Еще одним важным событием стало широкое распространение печатного станка. Учреждение множества типографий стало символом и орудием свободомыслия. Виктор Гюго в своем «Соборе Парижской Богоматери» очень точно отметил: «Шестнадцатый век окончательно сокрушает единство церкви. До книгопечатания реформация была бы лишь расколом; книгопечатание превратило ее в революцию. Уничтожьте печатный станок – и ересь обессилена. По предопределению ли свыше, или по воле рока, но Гутенберг является предтечей Лютера»
[51].
«В ту эпоху – как и во все прочие – были люди чувств и люди ума, – пишет Р. Мандру в начале своей книги о XVI столетии, – люди, твердо стоящие на земле, и стремившиеся за ее пределы; верящие в Красоту и Науку, а также жулики и политики; изобретатели машин и создатели абстрактных систем, которые, движимые эгоистическими побуждениями, пытались перекроить судьбы других»
[52].
В XVI в.
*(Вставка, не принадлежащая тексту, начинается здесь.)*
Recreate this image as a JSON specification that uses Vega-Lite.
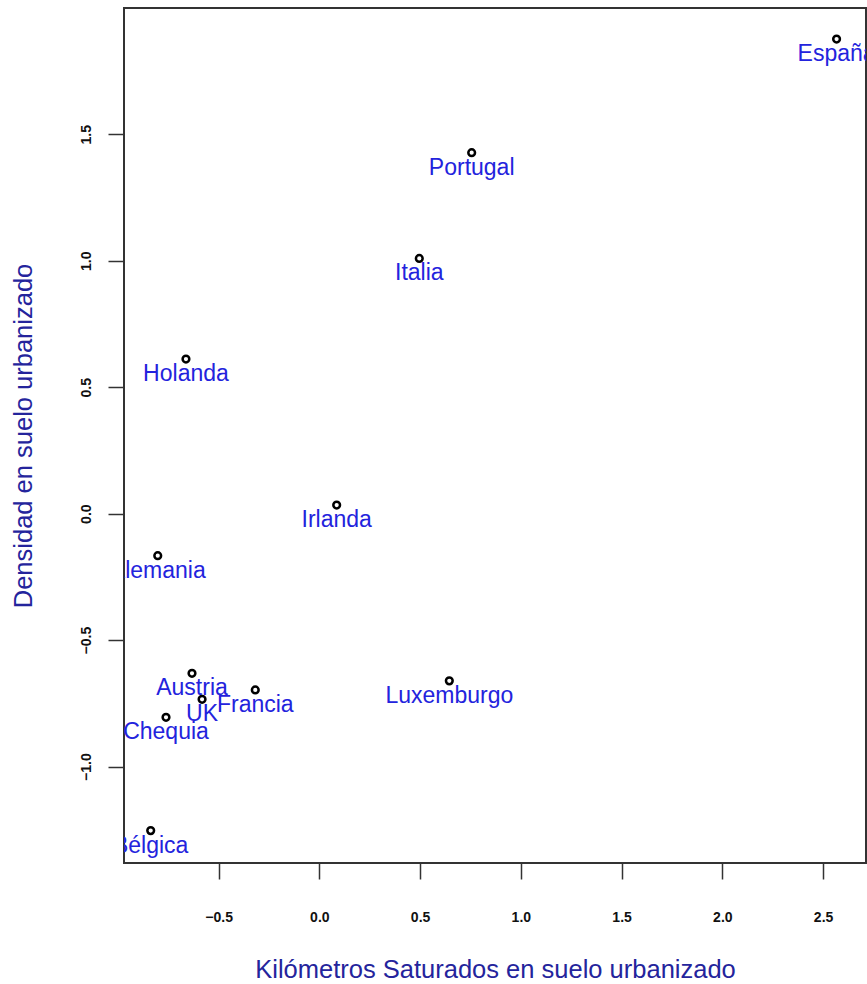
{
  "$schema": "https://vega.github.io/schema/vega-lite/v6.json",
  "width": 742,
  "height": 855,
  "autosize": "none",
  "padding": {"left": 124, "top": 8, "right": 1, "bottom": 121},
  "background": "white",
  "config": {
    "view": {"stroke": "#333333", "strokeWidth": 2},
    "font": "Liberation Sans"
  },
  "data": {
    "values": [
      {"pais": "España", "x": 2.567, "y": 1.876},
      {"pais": "Portugal", "x": 0.756, "y": 1.427},
      {"pais": "Italia", "x": 0.496, "y": 1.009},
      {"pais": "Holanda", "x": -0.662, "y": 0.611},
      {"pais": "Irlanda", "x": 0.086, "y": 0.034},
      {"pais": "Alemania", "x": -0.802, "y": -0.166},
      {"pais": "Austria", "x": -0.632, "y": -0.631},
      {"pais": "UK", "x": -0.582, "y": -0.734},
      {"pais": "Francia", "x": -0.318, "y": -0.697},
      {"pais": "Luxemburgo", "x": 0.645, "y": -0.661},
      {"pais": "Chequia", "x": -0.761, "y": -0.805},
      {"pais": "Bélgica", "x": -0.837, "y": -1.253}
    ]
  },
  "encoding": {
    "x": {
      "field": "x",
      "type": "quantitative",
      "scale": {"domain": [-0.9695, 2.713], "nice": false, "zero": false},
      "axis": {
        "values": [-0.5, 0, 0.5, 1, 1.5, 2, 2.5],
        "format": ".1f",
        "domain": false,
        "grid": false,
        "ticks": true,
        "tickSize": 16,
        "tickColor": "#333333",
        "tickWidth": 1.5,
        "labelFont": "Liberation Sans",
        "labelFontSize": 14,
        "labelFontWeight": "bold",
        "labelColor": "#111111",
        "labelPadding": 31,
        "titleFont": "Liberation Sans",
        "titleFontSize": 25.5,
        "titleFontWeight": "normal",
        "titleColor": "#24249c",
        "titlePadding": 33
      },
      "title": "Kilómetros Saturados en suelo urbanizado"
    },
    "y": {
      "field": "y",
      "type": "quantitative",
      "scale": {"domain": [-1.381, 1.999], "nice": false, "zero": false},
      "axis": {
        "values": [-1, -0.5, 0, 0.5, 1, 1.5],
        "format": ".1f",
        "domain": false,
        "grid": false,
        "tickSize": 16,
        "tickColor": "#333333",
        "tickWidth": 1.5,
        "labelAngle": -90,
        "labelAlign": "center",
        "labelBaseline": "bottom",
        "labelFont": "Liberation Sans",
        "labelFontSize": 14,
        "labelFontWeight": "bold",
        "labelColor": "#111111",
        "labelPadding": 15,
        "titleFont": "Liberation Sans",
        "titleFontSize": 25.5,
        "titleFontWeight": "normal",
        "titleColor": "#24249c",
        "titlePadding": 43
      },
      "title": "Densidad en suelo urbanizado"
    }
  },
  "layer": [
    {
      "mark": {"type": "point", "shape": "circle", "filled": false, "stroke": "black", "strokeWidth": 2.5, "size": 45, "opacity": 1}
    },
    {
      "mark": {"type": "text", "dy": 22, "baseline": "alphabetic", "align": "center", "fontSize": 23, "color": "#2323dd", "clip": true, "font": "Liberation Sans"},
      "encoding": {"text": {"field": "pais"}}
    }
  ]
}
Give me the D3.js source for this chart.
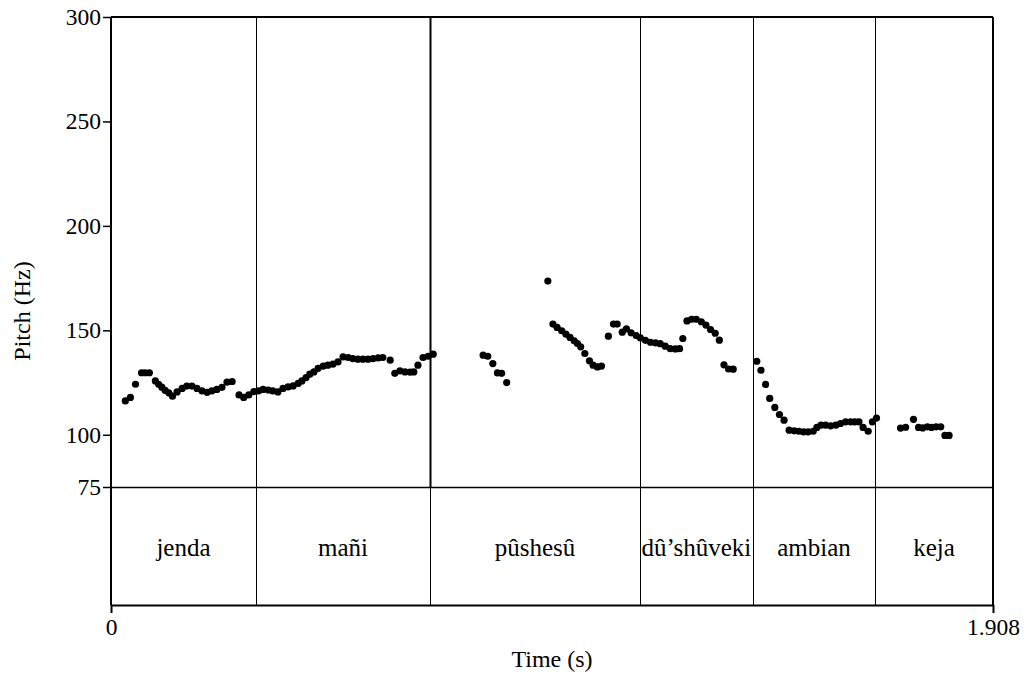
<!DOCTYPE html>
<html>
<head>
<meta charset="utf-8">
<script src="https://cdn.jsdelivr.net/npm/d3@7"></script>
<style>
  html, body { margin: 0; padding: 0; background: #fff; }
  svg text { font-family: "Liberation Serif", "Times New Roman", serif; fill: #000; }
</style>
</head>
<body>
<svg id="chart" width="1026" height="675"></svg>
<script>
// Pitch track (time in seconds, F0 in Hz)
const timesSec = [
  0.031, 0.042, 0.053, 0.066, 0.074, 0.083, 0.096, 0.103, 0.110, 0.117, 0.125, 0.133,
  0.143, 0.154, 0.164, 0.175, 0.186, 0.197, 0.208, 0.218, 0.229, 0.240, 0.251, 0.262,
  0.277, 0.287, 0.298, 0.309, 0.319, 0.329, 0.340, 0.350, 0.361, 0.372, 0.383, 0.394,
  0.405, 0.413, 0.422, 0.430, 0.439, 0.448, 0.459, 0.469, 0.480, 0.491, 0.502, 0.513,
  0.523, 0.534, 0.545, 0.556, 0.567, 0.578, 0.588, 0.604,
  0.614, 0.625, 0.636, 0.647, 0.655, 0.664, 0.675, 0.686, 0.697,
  0.805, 0.815, 0.826, 0.836, 0.845, 0.856,
  0.945, 0.956, 0.965, 0.975, 0.984, 0.993, 1.002, 1.009, 1.016, 1.025, 1.035, 1.043,
  1.052, 1.061, 1.076, 1.087, 1.095, 1.106, 1.115, 1.125, 1.136, 1.145, 1.156, 1.167,
  1.178, 1.188, 1.199, 1.210, 1.221, 1.230, 1.237, 1.246, 1.256, 1.266, 1.277, 1.287,
  1.297, 1.307, 1.316, 1.326, 1.336, 1.346,
  1.397, 1.406, 1.416, 1.425, 1.436, 1.446, 1.456, 1.467, 1.478, 1.488, 1.498, 1.508,
  1.519, 1.527, 1.536, 1.546, 1.557, 1.568, 1.578, 1.589, 1.600, 1.609, 1.618, 1.627,
  1.638, 1.647, 1.656,
  1.708, 1.719, 1.736, 1.747, 1.756, 1.766, 1.775, 1.785, 1.795, 1.804, 1.813
];
const pitchHz = [
  116.2, 117.9, 124.2, 129.7, 129.7, 129.7, 125.8, 124.2, 122.8, 121.3, 120.1, 118.5,
  120.5, 122.2, 123.3, 123.3, 122.2, 121.0, 120.3, 121.0, 121.7, 122.7, 125.2, 125.5,
  119.1, 117.9, 119.1, 120.7, 121.0, 121.7, 121.4, 121.0, 120.5, 122.2, 122.9, 123.4,
  124.6, 125.8, 127.4, 129.0, 130.1, 131.8, 132.9, 133.3, 133.8, 134.9, 137.3, 137.0,
  136.5, 136.2, 136.2, 136.2, 136.5, 136.8, 137.0, 135.7,
  129.4, 130.6, 130.1, 130.0, 130.1, 133.3, 137.0, 137.6, 138.6,
  138.1, 137.6, 134.1, 129.6, 129.4, 125.0,
  173.6, 153.0, 151.4, 149.8, 148.2, 146.6, 145.0, 143.7, 142.1, 138.9, 135.4, 133.3,
  132.5, 132.9, 147.2, 153.0, 153.0, 149.1, 150.7, 148.8, 147.5, 146.4, 145.2, 144.3,
  144.0, 143.6, 142.4, 141.2, 141.1, 141.2, 146.1, 154.5, 155.3, 155.3, 154.1, 152.5,
  150.4, 148.6, 145.3, 133.5, 131.5, 131.4,
  135.2, 130.9, 124.1, 117.4, 113.1, 109.7, 107.0, 102.2, 101.9, 101.7, 101.4, 101.4,
  101.7, 103.5, 104.6, 104.6, 104.3, 104.6, 105.4, 106.2, 106.2, 106.2, 106.2, 103.5,
  101.7, 106.2, 108.0,
  103.2, 103.6, 107.4, 103.5, 103.3, 103.8, 103.5, 103.8, 103.8, 99.7, 99.7
];

// Word tier
const words = ["jenda", "mañi", "pûshesû", "dû\u2019shûveki", "ambian", "keja"];
const wordBoundaries = [0, 0.3137, 0.690, 1.1443, 1.3887, 1.6526, 1.908];

// Axis ticks
const pitchTicks = [75, 100, 150, 200, 250, 300];
const timeTicks = [0, 1.908];
const timeTickLabels = ["0", "1.908"];

const svg = d3.select("#chart");

const plotLeft = 111, plotRight = 993, plotTop = 17, pitchBottom = 487, tierBottom = 605;

const x = d3.scaleLinear().domain([0, 1.908]).range([plotLeft, plotRight]);
const y = d3.scaleLinear().domain([75, 300]).range([pitchBottom, plotTop]);

// Word boundaries (full height)
svg.append("g").selectAll("line")
  .data(wordBoundaries.slice(1, -1))
  .join("line")
  .attr("x1", d => Math.round(x(d)) + 0.5)
  .attr("x2", d => Math.round(x(d)) + 0.5)
  .attr("y1", plotTop)
  .attr("y2", tierBottom)
  .attr("stroke", "#000")
  .attr("stroke-width", 1);

// The phrase boundary after "mañi" is drawn heavier in the pitch panel
svg.append("line")
  .attr("x1", Math.round(x(wordBoundaries[2])) + 0.5)
  .attr("x2", Math.round(x(wordBoundaries[2])) + 0.5)
  .attr("y1", plotTop).attr("y2", pitchBottom)
  .attr("stroke", "#000").attr("stroke-width", 2);

// Frame: top, right, separator at 75 Hz
svg.append("line").attr("x1", plotLeft).attr("x2", plotRight).attr("y1", plotTop).attr("y2", plotTop)
  .attr("stroke", "#000").attr("stroke-width", 2);
svg.append("line").attr("x1", plotRight).attr("x2", plotRight).attr("y1", plotTop).attr("y2", tierBottom)
  .attr("stroke", "#000").attr("stroke-width", 2);
svg.append("line").attr("x1", plotLeft).attr("x2", plotRight)
  .attr("y1", y(75) + 0.5).attr("y2", y(75) + 0.5)
  .attr("stroke", "#000").attr("stroke-width", 1.3);

// Pitch axis
const yAxis = svg.append("g")
  .attr("transform", `translate(${plotLeft},0)`)
  .call(d3.axisLeft(y).tickValues(pitchTicks).tickSize(8).tickSizeOuter(0).tickPadding(2));
yAxis.select(".domain").attr("d", `M0,${plotTop}V${tierBottom}`).attr("stroke-width", 2);
yAxis.selectAll(".tick line").attr("stroke-width", 1.5);
yAxis.selectAll(".tick text").style("font-size", "23.5px").attr("fill", "#000");

// Time axis
const xAxis = svg.append("g")
  .attr("transform", `translate(0,${tierBottom})`)
  .call(d3.axisBottom(x).tickValues(timeTicks).tickSize(8).tickSizeOuter(0).tickPadding(5)
    .tickFormat((d, i) => timeTickLabels[i]));
xAxis.select(".domain").attr("stroke-width", 2);
xAxis.selectAll(".tick line").attr("stroke-width", 2);
xAxis.selectAll(".tick text").style("font-size", "23.5px").attr("fill", "#000");

// Word labels centred in each interval
svg.append("g").selectAll("text")
  .data(words)
  .join("text")
  .attr("x", (d, i) => x((wordBoundaries[i] + wordBoundaries[i + 1]) / 2))
  .attr("y", 556)
  .attr("text-anchor", "middle")
  .style("font-size", "25px")
  .text(d => d);

// Pitch points
svg.append("g").selectAll("circle")
  .data(timesSec.map((t, i) => [t, pitchHz[i]]))
  .join("circle")
  .attr("cx", d => x(d[0]))
  .attr("cy", d => y(d[1]))
  .attr("r", 3.6)
  .attr("fill", "#000");

// Axis titles
svg.append("text")
  .attr("x", (plotLeft + plotRight) / 2)
  .attr("y", 667)
  .attr("text-anchor", "middle")
  .style("font-size", "24px")
  .text("Time (s)");

svg.append("text")
  .attr("transform", `translate(30,${(plotTop + tierBottom) / 2}) rotate(-90)`)
  .attr("text-anchor", "middle")
  .style("font-size", "24px")
  .text("Pitch (Hz)");
</script>
</body>
</html>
Старый Свет считал себя поистине старым и близким к своему концу, тем более что недавно был открыт Новый свет. Однако это было не средневековое ожидание Конца Света, а ощущение своей культуры как бесконечно старой и утомленной. Выражая общий взгляд своей эпохи, Монтень полагал, что «вновь открытый мир только-только выйдет на свет, когда наш погрузится во тьму»
[53]. Впрочем, открытие Нового Света, еще столь недавнее, едва ли сколько-нибудь существенно изменило взгляд европейцев на мир. Конечно, оно несло с собой перемены в бурно развивающейся картографии
[54], оно меняло космологические представления, но для радикального пересмотра своих отношений с миром нужна была основательная колонизация. Франция поначалу оказалась в стороне от раздела этого пирога, экспедиции к побережью Флориды и в Южную Америку не принесли успеха, а колонизация Канады была лишь проектом. Монтень был первым европейским интеллектуалом, который смог оценить всю значимость новых открытий для Старого Света.